ChangeSet@1.2290, 2006-10-31 20:51:09+03:00, sergefp@mysql.com +13 -0
  BUG#8804: wrong results for NULL IN (SELECT ...)
  Evaluate "NULL IN (SELECT ...)" in a special way: Disable pushed-down 
  conditions and their "consequences": 
   = Do full table scans instead of unique_[index_subquery] lookups.
   = Change appropriate "ref_or_null" accesses to full table scans in
     subquery's joins.
  Also cache value of NULL IN (SELECT ...) if the SELECT is not correlated 
  wrt any upper select.
[31 Oct 2006 18:20] Bugs System
A patch for this bug has been committed. After review, it may
be pushed to the relevant source trees for release in the next
version. You can access the patch from:

  http://lists.mysql.com/commits/14630

ChangeSet@1.2291, 2006-10-31 21:30:40+03:00, sergefp@mysql.com +1 -0
  BUG#8804: Better comment + TODO section with suggestion how to speedup
  the fix.
[31 Oct 2006 21:04] Igor Babaev
Patch is to be applied only to 5.0->5.1.
[31 Oct 2006 21:17] Bugs System
A patch for this bug has been committed. After review, it may
be pushed to the relevant source trees for release in the next
version. You can access the patch from:

  http://lists.mysql.com/commits/14636

ChangeSet@1.2292, 2006-11-01 00:27:51+03:00, sergefp@mysql.com +1 -0
  BUG#8804: Incorrect results for NULL IN (SELECT ...): review fixes:
  - Better comments
  - Remove redundant and dead code.
[27 Nov 2006 17:12] Georgi Kodinov
Pushed in 5.0.32/5.1.14-beta
[11 Dec 2006 8:34] Jon Stephens
Thank you for your bug report. This issue has been committed to our source repository of that product and will be incorporated into the next release.

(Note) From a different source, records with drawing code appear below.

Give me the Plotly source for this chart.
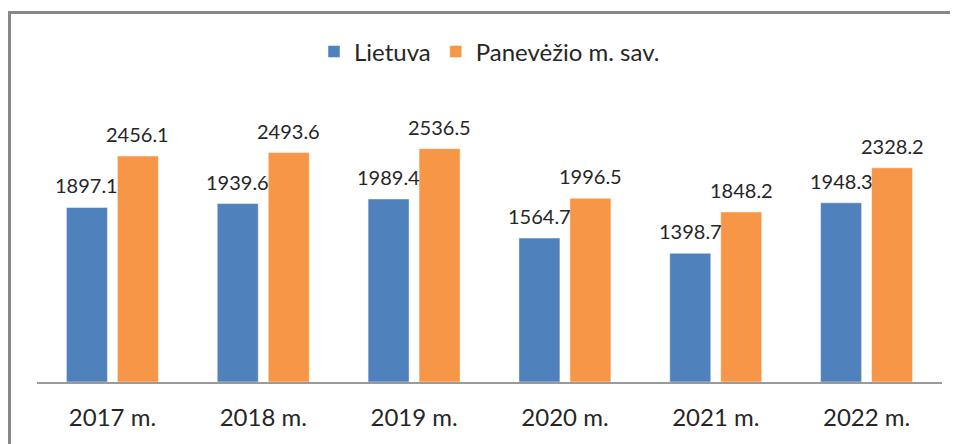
import plotly.graph_objects as go

categories = ["2017 m.", "2018 m.", "2019 m.", "2020 m.", "2021 m.", "2022 m."]
lietuva = [1897.1, 1939.6, 1989.4, 1564.7, 1398.7, 1948.3]
panevezys = [2456.1, 2493.6, 2536.5, 1996.5, 1848.2, 2328.2]
series_names = ["Lietuva", "Panevėžio m. sav."]

BLUE = "#4F81BD"
ORANGE = "#F79646"
TEXT = "#262626"
FONT = "Lato"
BORDER = "#878787"

fig = go.Figure()
fig.add_trace(go.Bar(x=categories, y=lietuva, name=series_names[0],
                     marker=dict(color=BLUE, line=dict(color="rgba(255,255,255,0.45)", width=1))))
fig.add_trace(go.Bar(x=categories, y=panevezys, name=series_names[1],
                     marker=dict(color=ORANGE, line=dict(color="rgba(255,255,255,0.45)", width=1))))

annotations = []
for vals, shift in ((lietuva, -25.5), (panevezys, 25.5)):
    for c, v in zip(categories, vals):
        annotations.append(dict(x=c, y=v, xref="x", yref="y", text=f"{v:.1f}",
                                showarrow=False, xshift=shift, yshift=22,
                                yanchor="middle", xanchor="center",
                                font=dict(family=FONT, size=20, color=TEXT)))

# The page body has an 8px margin, so margins are reduced by 8px to compensate.
fig.update_layout(
    width=958, height=444,
    margin=dict(l=29, r=24, t=98, b=70, pad=0),
    paper_bgcolor="white", plot_bgcolor="white",
    barmode="group", bargap=0.324, bargroupgap=0.196,
    font=dict(family=FONT, color=TEXT),
    showlegend=True,
    legend=dict(orientation="h", x=0.5, xanchor="center", y=1.196, yanchor="middle",
                font=dict(family=FONT, size=24, color=TEXT), traceorder="normal"),
    xaxis=dict(showline=True, linecolor="#9A9A9A", linewidth=1.5, ticks="",
               showgrid=False, tickfont=dict(family=FONT, size=24, color=TEXT),
               ticklabelstandoff=13),
    yaxis=dict(range=[0, 3000], visible=False, showgrid=False, zeroline=False),
    annotations=annotations,
    shapes=[
        dict(type="line", xref="paper", yref="paper",
             x0=-0.0319, x1=1.1, y0=1.3388, y1=1.3388,
             line=dict(color=BORDER, width=3)),
        dict(type="line", xref="paper", yref="paper",
             x0=-0.0304, x1=-0.0304, y0=-0.5, y1=1.3443,
             line=dict(color=BORDER, width=3)),
    ],
)

fig.write_html("out.html")
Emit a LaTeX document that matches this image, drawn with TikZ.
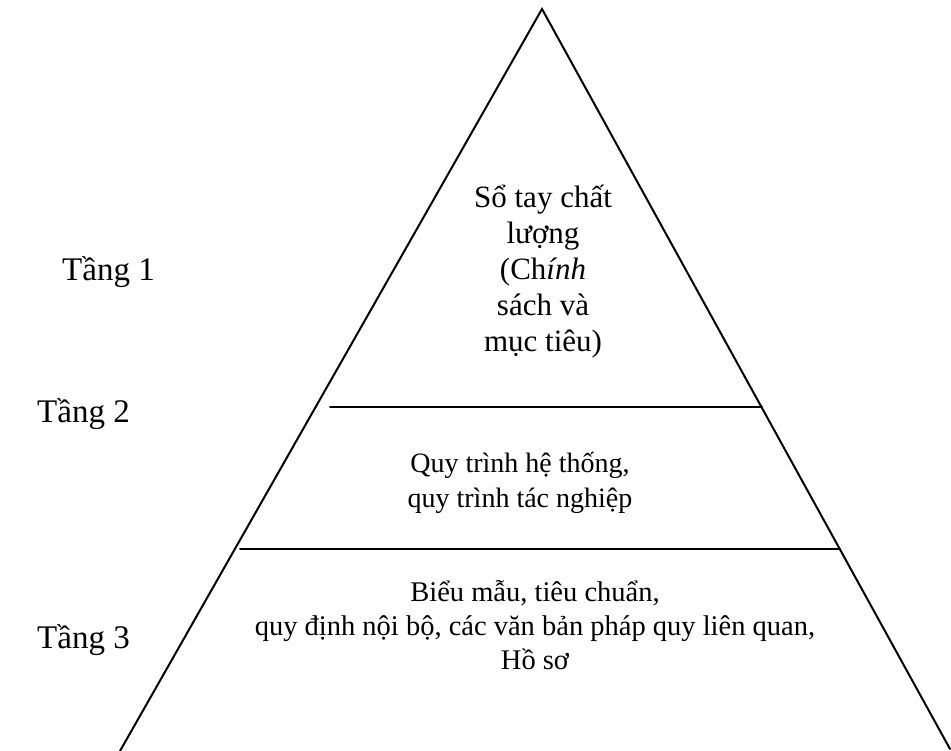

If necessary, you can access the source repository and build the latest available version, including the bug fix. More information about accessing the source trees is available at

    http://dev.mysql.com/doc/en/installing-source.html

Documented bugfix for 5.0.32 and 5.1.14.

Updated synopsis and tags.
[20 Aug 2007 15:12] Jon Stephens
Removed item listing this issue as open in 5.0->5.2 versions of open-bugs page; noted fix for 5.0 and later in 4.1 version.